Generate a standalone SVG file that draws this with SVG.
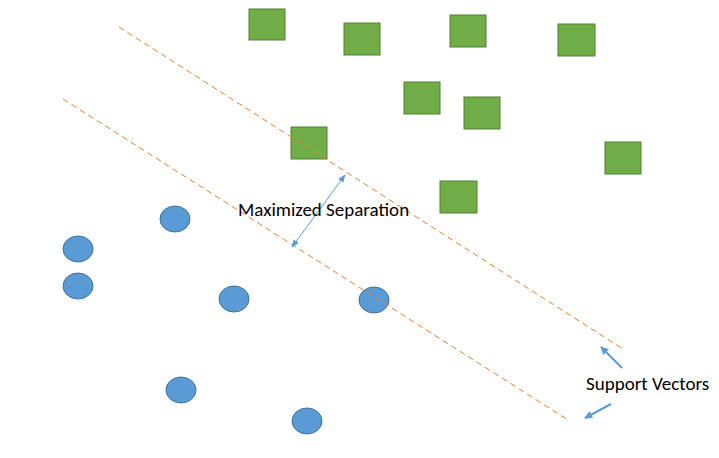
<svg xmlns="http://www.w3.org/2000/svg" width="719" height="458" viewBox="0 0 719 458">
<style>
.sq{fill:#70ad47;stroke:#507e32;stroke-width:1}
.ci{fill:#5b9bd5;stroke:#41719c;stroke-width:1}
.dash{stroke:#ed7d31;stroke-width:1;stroke-dasharray:6,4;fill:none}
.arr{stroke:#5b9bd5;stroke-width:1;fill:none}
.arr2{stroke:#5b9bd5;stroke-width:2;fill:none}
text{font-family:Calibri,Carlito,"Liberation Sans",sans-serif;font-size:19px;fill:#000}
</style>
<defs>
<marker id="ah" viewBox="0 0 10 10" refX="9" refY="5" markerWidth="8" markerHeight="8" orient="auto-start-reverse"><path d="M0,1 L10,5 L0,9 z" fill="#5b9bd5"/></marker>
<marker id="ah2" viewBox="0 0 10 10" refX="9" refY="5" markerWidth="4" markerHeight="4" orient="auto"><path d="M0,0 L10,5 L0,10 z" fill="#5b9bd5"/></marker>
</defs>
<rect width="719" height="458" fill="#fff"/>
<g id="squares">
<rect id="g1" class="sq" x="249" y="9" width="36" height="31"/>
<rect id="g2" class="sq" x="344" y="23" width="36" height="32"/>
<rect id="g3" class="sq" x="450" y="15" width="36" height="32"/>
<rect id="g4" class="sq" x="558" y="24" width="37" height="32"/>
<rect id="g5" class="sq" x="404" y="82" width="36" height="32"/>
<rect id="g6" class="sq" x="464" y="97" width="36" height="32"/>
<rect id="g7" class="sq" x="291" y="127" width="36" height="32"/>
<rect id="g8" class="sq" x="605" y="142" width="36" height="32"/>
<rect id="g9" class="sq" x="440" y="181" width="37" height="32"/>
</g>
<g id="circles">
<ellipse id="b1" class="ci" cx="175" cy="219" rx="15" ry="13"/>
<ellipse id="b2" class="ci" cx="78" cy="249" rx="15" ry="13"/>
<ellipse id="b3" class="ci" cx="78" cy="286" rx="15" ry="13"/>
<ellipse id="b4" class="ci" cx="234" cy="299" rx="15" ry="13"/>
<ellipse id="b5" class="ci" cx="374" cy="300" rx="15" ry="13"/>
<ellipse id="b6" class="ci" cx="181" cy="390" rx="15" ry="13"/>
<ellipse id="b7" class="ci" cx="307" cy="421" rx="15" ry="13"/>
</g>
<g id="connectors">
<line class="dash" x1="119" y1="27" x2="623" y2="349"/>
<line class="dash" x1="63" y1="99" x2="568" y2="420"/>
<line class="arr" x1="292" y1="247" x2="345" y2="175" marker-start="url(#ah)" marker-end="url(#ah)"/>
<line class="arr2" x1="622" y1="368" x2="601" y2="347" marker-end="url(#ah2)"/>
<line class="arr2" x1="611" y1="404" x2="585" y2="418" marker-end="url(#ah2)"/>
</g>
<text x="238" y="216">Maximized Separation</text>
<text x="586" y="390">Support Vectors</text>
</svg>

Direction: Transcribe the listing in full. Omit the pictures and keep every line exact.

Response to the exercise:
Generate a standalone SVG file that draws this with SVG.
<svg xmlns="http://www.w3.org/2000/svg" width="719" height="458" viewBox="0 0 719 458">
<style>
.sq{fill:#70ad47;stroke:#507e32;stroke-width:1}
.ci{fill:#5b9bd5;stroke:#41719c;stroke-width:1}
.dash{stroke:#ed7d31;stroke-width:1;stroke-dasharray:6,4;fill:none}
.arr{stroke:#5b9bd5;stroke-width:1;fill:none}
.arr2{stroke:#5b9bd5;stroke-width:2;fill:none}
text{font-family:Calibri,Carlito,"Liberation Sans",sans-serif;font-size:19px;fill:#000}
</style>
<defs>
<marker id="ah" viewBox="0 0 10 10" refX="9" refY="5" markerWidth="8" markerHeight="8" orient="auto-start-reverse"><path d="M0,1 L10,5 L0,9 z" fill="#5b9bd5"/></marker>
<marker id="ah2" viewBox="0 0 10 10" refX="9" refY="5" markerWidth="4" markerHeight="4" orient="auto"><path d="M0,0 L10,5 L0,10 z" fill="#5b9bd5"/></marker>
</defs>
<rect width="719" height="458" fill="#fff"/>
<g id="squares">
<rect id="g1" class="sq" x="249" y="9" width="36" height="31"/>
<rect id="g2" class="sq" x="344" y="23" width="36" height="32"/>
<rect id="g3" class="sq" x="450" y="15" width="36" height="32"/>
<rect id="g4" class="sq" x="558" y="24" width="37" height="32"/>
<rect id="g5" class="sq" x="404" y="82" width="36" height="32"/>
<rect id="g6" class="sq" x="464" y="97" width="36" height="32"/>
<rect id="g7" class="sq" x="291" y="127" width="36" height="32"/>
<rect id="g8" class="sq" x="605" y="142" width="36" height="32"/>
<rect id="g9" class="sq" x="440" y="181" width="37" height="32"/>
</g>
<g id="circles">
<ellipse id="b1" class="ci" cx="175" cy="219" rx="15" ry="13"/>
<ellipse id="b2" class="ci" cx="78" cy="249" rx="15" ry="13"/>
<ellipse id="b3" class="ci" cx="78" cy="286" rx="15" ry="13"/>
<ellipse id="b4" class="ci" cx="234" cy="299" rx="15" ry="13"/>
<ellipse id="b5" class="ci" cx="374" cy="300" rx="15" ry="13"/>
<ellipse id="b6" class="ci" cx="181" cy="390" rx="15" ry="13"/>
<ellipse id="b7" class="ci" cx="307" cy="421" rx="15" ry="13"/>
</g>
<g id="connectors">
<line class="dash" x1="119" y1="27" x2="623" y2="349"/>
<line class="dash" x1="63" y1="99" x2="568" y2="420"/>
<line class="arr" x1="292" y1="247" x2="345" y2="175" marker-start="url(#ah)" marker-end="url(#ah)"/>
<line class="arr2" x1="622" y1="368" x2="601" y2="347" marker-end="url(#ah2)"/>
<line class="arr2" x1="611" y1="404" x2="585" y2="418" marker-end="url(#ah2)"/>
</g>
<text x="238" y="216">Maximized Separation</text>
<text x="586" y="390">Support Vectors</text>
</svg>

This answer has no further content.